_Your objective:_ Read through the data and report every line in which the word "page" occurs.
## Start Data to process
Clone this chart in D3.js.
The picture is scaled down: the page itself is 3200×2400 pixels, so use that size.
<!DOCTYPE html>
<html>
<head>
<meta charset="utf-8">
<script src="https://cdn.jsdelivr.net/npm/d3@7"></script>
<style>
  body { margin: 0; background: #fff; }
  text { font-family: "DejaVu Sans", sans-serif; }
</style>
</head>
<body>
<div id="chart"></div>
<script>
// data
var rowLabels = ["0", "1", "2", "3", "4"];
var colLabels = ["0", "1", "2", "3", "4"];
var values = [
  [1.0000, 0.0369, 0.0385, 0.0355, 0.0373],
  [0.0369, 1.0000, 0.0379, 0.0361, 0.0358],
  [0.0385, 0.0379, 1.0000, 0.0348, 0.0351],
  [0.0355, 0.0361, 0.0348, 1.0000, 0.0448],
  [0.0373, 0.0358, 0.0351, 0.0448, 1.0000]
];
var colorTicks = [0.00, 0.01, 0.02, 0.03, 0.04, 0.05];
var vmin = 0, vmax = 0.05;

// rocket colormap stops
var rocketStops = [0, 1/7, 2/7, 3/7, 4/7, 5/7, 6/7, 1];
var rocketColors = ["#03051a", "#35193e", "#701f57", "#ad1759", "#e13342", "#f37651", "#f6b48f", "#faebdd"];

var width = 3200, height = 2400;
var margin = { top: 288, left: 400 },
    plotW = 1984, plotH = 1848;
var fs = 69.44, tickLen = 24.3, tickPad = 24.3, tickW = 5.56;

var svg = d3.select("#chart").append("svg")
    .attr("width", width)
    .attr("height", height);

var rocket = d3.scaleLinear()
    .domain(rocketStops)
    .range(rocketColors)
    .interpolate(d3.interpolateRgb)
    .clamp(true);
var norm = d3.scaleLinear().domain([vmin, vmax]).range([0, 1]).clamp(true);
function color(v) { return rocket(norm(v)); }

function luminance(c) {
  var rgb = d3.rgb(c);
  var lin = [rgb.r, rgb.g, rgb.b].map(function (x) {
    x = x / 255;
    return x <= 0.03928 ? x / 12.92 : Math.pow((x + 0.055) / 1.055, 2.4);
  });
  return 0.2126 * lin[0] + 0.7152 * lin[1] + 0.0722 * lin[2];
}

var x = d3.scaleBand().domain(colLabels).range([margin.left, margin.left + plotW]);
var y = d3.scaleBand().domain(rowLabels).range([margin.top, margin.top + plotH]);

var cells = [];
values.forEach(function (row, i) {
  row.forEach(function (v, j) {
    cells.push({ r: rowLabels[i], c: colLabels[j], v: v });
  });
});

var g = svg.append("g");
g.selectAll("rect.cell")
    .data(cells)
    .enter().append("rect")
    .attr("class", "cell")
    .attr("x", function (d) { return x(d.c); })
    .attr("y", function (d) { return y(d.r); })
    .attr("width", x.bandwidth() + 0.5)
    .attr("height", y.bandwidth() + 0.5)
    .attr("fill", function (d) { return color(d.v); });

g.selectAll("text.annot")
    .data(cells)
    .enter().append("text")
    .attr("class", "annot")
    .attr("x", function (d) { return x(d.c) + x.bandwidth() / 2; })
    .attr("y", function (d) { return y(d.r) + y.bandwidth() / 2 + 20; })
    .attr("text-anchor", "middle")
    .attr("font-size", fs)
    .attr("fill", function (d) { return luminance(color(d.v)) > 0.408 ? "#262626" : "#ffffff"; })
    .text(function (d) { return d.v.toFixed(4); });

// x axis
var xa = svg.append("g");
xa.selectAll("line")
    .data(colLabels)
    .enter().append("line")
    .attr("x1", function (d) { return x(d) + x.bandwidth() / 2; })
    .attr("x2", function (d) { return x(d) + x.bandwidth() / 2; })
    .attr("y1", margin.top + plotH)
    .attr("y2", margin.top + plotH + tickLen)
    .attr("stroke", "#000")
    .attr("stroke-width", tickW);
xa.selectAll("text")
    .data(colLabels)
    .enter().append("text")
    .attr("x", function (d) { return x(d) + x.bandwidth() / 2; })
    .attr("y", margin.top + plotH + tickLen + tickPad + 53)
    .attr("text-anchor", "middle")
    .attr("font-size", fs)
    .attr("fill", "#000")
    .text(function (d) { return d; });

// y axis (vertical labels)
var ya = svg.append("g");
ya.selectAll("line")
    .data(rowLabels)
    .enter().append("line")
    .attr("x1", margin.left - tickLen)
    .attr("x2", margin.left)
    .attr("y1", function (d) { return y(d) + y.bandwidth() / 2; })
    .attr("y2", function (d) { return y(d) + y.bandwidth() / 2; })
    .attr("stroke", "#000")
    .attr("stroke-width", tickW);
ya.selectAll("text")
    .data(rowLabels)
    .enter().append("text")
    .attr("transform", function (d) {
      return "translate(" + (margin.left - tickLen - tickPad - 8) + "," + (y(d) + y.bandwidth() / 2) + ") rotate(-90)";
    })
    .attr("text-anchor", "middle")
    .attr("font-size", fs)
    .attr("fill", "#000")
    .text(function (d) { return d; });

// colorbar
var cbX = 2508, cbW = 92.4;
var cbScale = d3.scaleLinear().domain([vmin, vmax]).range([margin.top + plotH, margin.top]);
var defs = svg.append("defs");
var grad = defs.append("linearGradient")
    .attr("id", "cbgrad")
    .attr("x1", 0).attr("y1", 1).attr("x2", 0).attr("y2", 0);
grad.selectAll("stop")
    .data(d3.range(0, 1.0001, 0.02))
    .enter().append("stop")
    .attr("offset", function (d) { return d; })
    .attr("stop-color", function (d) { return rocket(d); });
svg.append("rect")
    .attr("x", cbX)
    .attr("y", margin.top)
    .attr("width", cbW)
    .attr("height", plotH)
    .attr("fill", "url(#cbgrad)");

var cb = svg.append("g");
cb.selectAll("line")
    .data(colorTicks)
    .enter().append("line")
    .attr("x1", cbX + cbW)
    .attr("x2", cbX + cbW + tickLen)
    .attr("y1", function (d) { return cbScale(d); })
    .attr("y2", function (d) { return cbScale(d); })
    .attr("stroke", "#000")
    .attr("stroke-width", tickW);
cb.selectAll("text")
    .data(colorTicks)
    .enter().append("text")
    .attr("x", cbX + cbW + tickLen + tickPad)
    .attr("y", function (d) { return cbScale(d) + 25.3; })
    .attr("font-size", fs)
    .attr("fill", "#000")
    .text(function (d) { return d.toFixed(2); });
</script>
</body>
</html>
## End Data to process
## Start Data to process
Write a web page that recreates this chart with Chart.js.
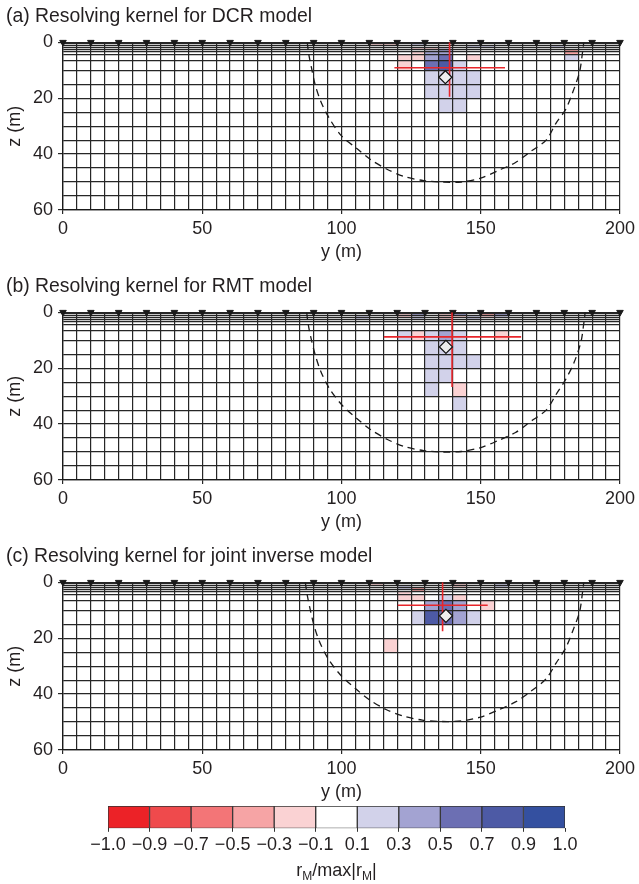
## End Data to process
_Answer for the task:_
The picture is scaled down: the page itself is 3200×2400 pixels, so use that size.
Write a web page that recreates this chart with Chart.js.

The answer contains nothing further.